War can teach many lessons, not the least of which is its terrible cost in life and property. Studying wars in history class often seems antiseptic as courses focus on the political and economic causes, basic campaigns, and significant yet often isolated events. Students never really dive into the trenches and put themselves on the front lines facing the slaughter and destruction war causes, the results of a breakdown in diplomacy between two conflicted factions.
Games can become valued teaching tools, incorporating entertainment with a learning experience. Yes, of course, wargames are fun -- that’s the “game” portion of wargame -- but they offer a host of lessons: how to follow rules and use them and the resources one’s given to strive for victory; how historical elements of terrain and technology worked on the battlefield; how the reasons behind the war drove commanders to pursue various objectives, especially when those were counterintuitive to military strategy.
Three historical figures commented on war and the lessons it teaches. Their words should remind us never to forget past conflicts, to study history (whether in the classroom, library, or on the wargaming table), and to learn from experiencing it in such a benign form.
“Those who cannot remember the past are condemned to repeat it.” George Santayana, philosopher (1863 - 1952). Everyone’s heard Santayana’s famous quote about remembering the past to avoid repeating it. This is a common saying favored by teachers, writers, and others in the education business to justify studying various historical periods. It remains valid (see General Patton’s quotation below…) as an admonition to learn from the past, whether to avoid repeating it, improve our appreciation for our currently enjoyed liberties, or expand our understanding of ourselves and our society. What few people hear is another of Santayana’s quotes -- “Only the dead have seen the end of war.” -- which reminds us how conflict drives history forward, exacting a dreadful price in human life and suffering. Playing wargames can help us appreciate past conflicts in their own historical contexts so we might more clearly view our current situation and the consequences of future actions.

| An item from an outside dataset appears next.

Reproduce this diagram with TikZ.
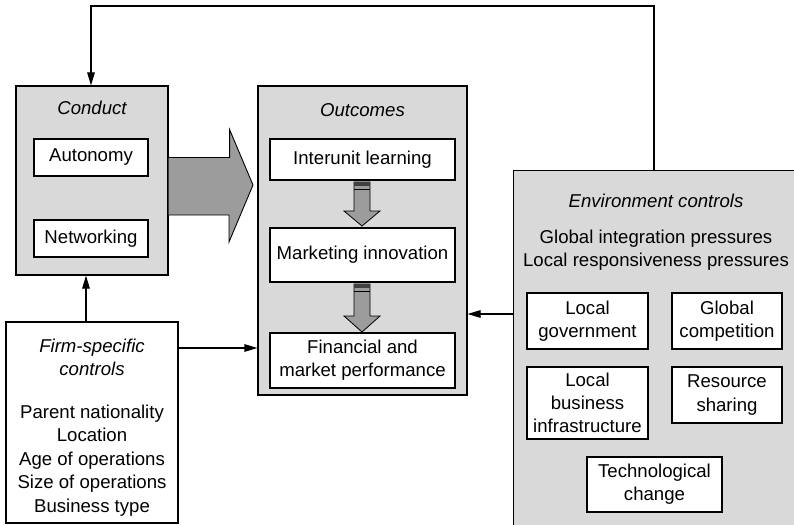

“Prepare for the unknown by studying how others in the past have coped with the unforeseeable and the unpredictable.” George S. Patton, general (1885 - 1945). The successful and often controversial World War II general remains infamous for his numerous maxims. This particular quote refers obliquely to Santayana’s in the context of studying the past to deal with the future, but also acknowledges the uncertainty of warfare (as well as life). The “fog of war” remains an element in many wargames. Some consider it the uncertainty of enemy strength and location, while others refer to “fog of war” as the element of the unexpected and chance often simulated in die rolls (the constant possibility of failure attributed to mechanical problems, difficult terrain, human fallibility, or just sheer bad luck). As in any subject, the more we know about the past -- its players, their motivations, the conflicts, failures and successes, and resolutions -- the more knowledge we have at hand to draw upon when formulating our own strategies for overcoming challenges in the unknown future. We can use our own judgment to compare and combine elements from different historical confrontations with our current situation, or the conditions for a possible future, to prepare contingencies and strategies to effectively resolve the problems we might face.
“You have only to play at Little Wars three or four times to realize just what a blundering thing Great War must be.” H. G. Wells, writer (1866 - 1946). The prescient father of science fiction loved playing with toy soldiers so much that he published two treatises on the subject, Floor Games and Little Wars, arguably the first modern miniature wargame rules set. The quote above comes from the conclusion of Little Wars, which illustrates the futility of plunging entire nations into barbarous, destructive warfare, especially at the orders of an elite few with private or ideological points to gain. He argues that simulating war helps demonstrate its destruction and futility. Wells’ numerous novels often shows war’s destructive nature. The War in the Air (1908) displayed his prophetic vision; the speculative fiction followed one hapless fellow through a ruthless aerial war waged against nations that lays waste to civilian cities and plunges humanity into a new dark age. It ultimately foresaw the predominance of air power in the coming two world wars and the apocalyptic power of technology over humanity. Readers come away with both a sense of war’s savagery and its bloody price on society. Wargames help demonstrate this, allowing people to engage in war with minimal consequences, yet gaining a sense of its destructive power as “dead” pieces are removed from the game and objectives are defended, fought for, and destroyed. Play allows us to innocently fight a war and learn from it without condemning lives and property to destruction.